== DATA LISTING ==

>> Begin

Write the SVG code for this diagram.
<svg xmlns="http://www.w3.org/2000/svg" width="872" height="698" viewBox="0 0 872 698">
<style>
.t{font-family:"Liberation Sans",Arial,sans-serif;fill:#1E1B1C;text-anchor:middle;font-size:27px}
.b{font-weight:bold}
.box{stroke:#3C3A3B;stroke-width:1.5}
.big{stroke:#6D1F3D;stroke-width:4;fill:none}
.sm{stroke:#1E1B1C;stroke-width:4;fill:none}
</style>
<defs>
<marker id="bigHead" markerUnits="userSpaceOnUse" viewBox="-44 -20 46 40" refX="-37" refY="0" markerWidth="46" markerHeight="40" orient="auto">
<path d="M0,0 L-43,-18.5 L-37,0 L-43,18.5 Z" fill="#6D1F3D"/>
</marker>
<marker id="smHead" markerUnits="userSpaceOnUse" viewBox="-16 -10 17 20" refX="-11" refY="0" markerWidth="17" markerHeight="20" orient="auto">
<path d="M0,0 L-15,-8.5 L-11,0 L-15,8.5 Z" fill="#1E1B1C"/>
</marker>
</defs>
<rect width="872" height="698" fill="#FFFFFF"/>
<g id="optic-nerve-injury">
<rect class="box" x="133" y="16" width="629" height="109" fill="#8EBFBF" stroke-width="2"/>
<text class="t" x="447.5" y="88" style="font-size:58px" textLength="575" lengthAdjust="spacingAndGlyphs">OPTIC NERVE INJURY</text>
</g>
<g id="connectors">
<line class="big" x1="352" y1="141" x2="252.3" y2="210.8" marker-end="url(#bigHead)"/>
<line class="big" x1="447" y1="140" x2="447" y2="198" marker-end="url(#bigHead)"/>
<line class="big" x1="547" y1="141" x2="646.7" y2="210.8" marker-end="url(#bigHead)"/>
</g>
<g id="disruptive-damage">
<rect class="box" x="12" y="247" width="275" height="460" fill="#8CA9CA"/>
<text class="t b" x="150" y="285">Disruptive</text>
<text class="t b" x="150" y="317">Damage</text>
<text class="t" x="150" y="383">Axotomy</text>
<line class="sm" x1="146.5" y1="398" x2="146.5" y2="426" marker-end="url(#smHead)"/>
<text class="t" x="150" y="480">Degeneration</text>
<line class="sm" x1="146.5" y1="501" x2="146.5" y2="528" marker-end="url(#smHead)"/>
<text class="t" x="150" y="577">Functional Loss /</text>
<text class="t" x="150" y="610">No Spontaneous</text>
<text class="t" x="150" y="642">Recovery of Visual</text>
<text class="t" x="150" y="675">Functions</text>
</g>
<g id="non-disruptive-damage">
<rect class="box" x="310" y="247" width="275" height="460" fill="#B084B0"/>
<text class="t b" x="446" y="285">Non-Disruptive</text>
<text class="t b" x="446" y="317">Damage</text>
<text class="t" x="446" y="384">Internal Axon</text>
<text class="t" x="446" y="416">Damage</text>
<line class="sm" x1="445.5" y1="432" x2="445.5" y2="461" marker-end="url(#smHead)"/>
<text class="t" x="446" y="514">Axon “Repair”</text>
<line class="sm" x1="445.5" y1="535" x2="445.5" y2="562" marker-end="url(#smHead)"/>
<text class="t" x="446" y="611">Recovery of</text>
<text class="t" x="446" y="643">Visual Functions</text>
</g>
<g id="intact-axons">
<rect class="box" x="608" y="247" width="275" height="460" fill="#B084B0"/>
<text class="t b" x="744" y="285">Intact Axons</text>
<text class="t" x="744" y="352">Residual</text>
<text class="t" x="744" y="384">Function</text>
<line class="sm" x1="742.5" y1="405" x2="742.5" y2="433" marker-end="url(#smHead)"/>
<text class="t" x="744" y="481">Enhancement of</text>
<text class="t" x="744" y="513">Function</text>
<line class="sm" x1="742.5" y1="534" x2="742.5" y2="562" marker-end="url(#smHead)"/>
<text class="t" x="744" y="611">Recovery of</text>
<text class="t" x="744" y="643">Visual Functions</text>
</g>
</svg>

>> End
>> Begin

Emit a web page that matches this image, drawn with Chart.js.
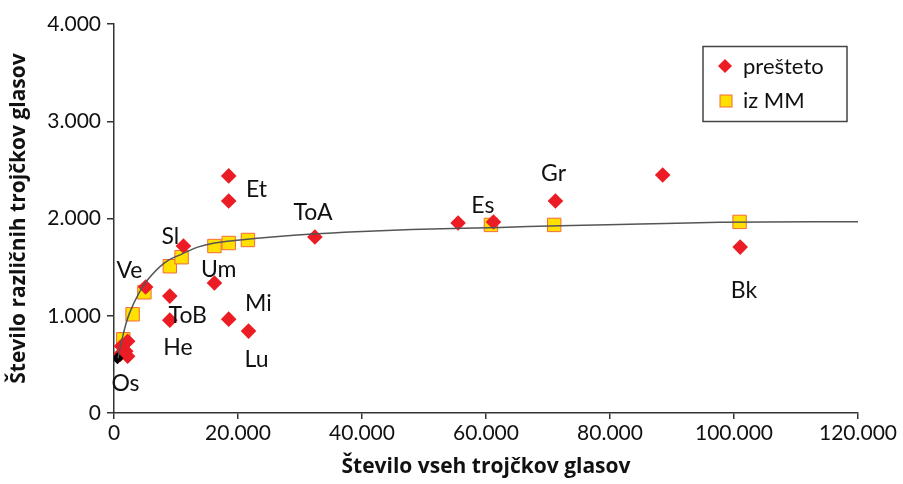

>> End

== REQUIREMENT ==
Only the number should be given: how many lines of the data contain the word "this"?

== CORRECT RESPONSE ==
2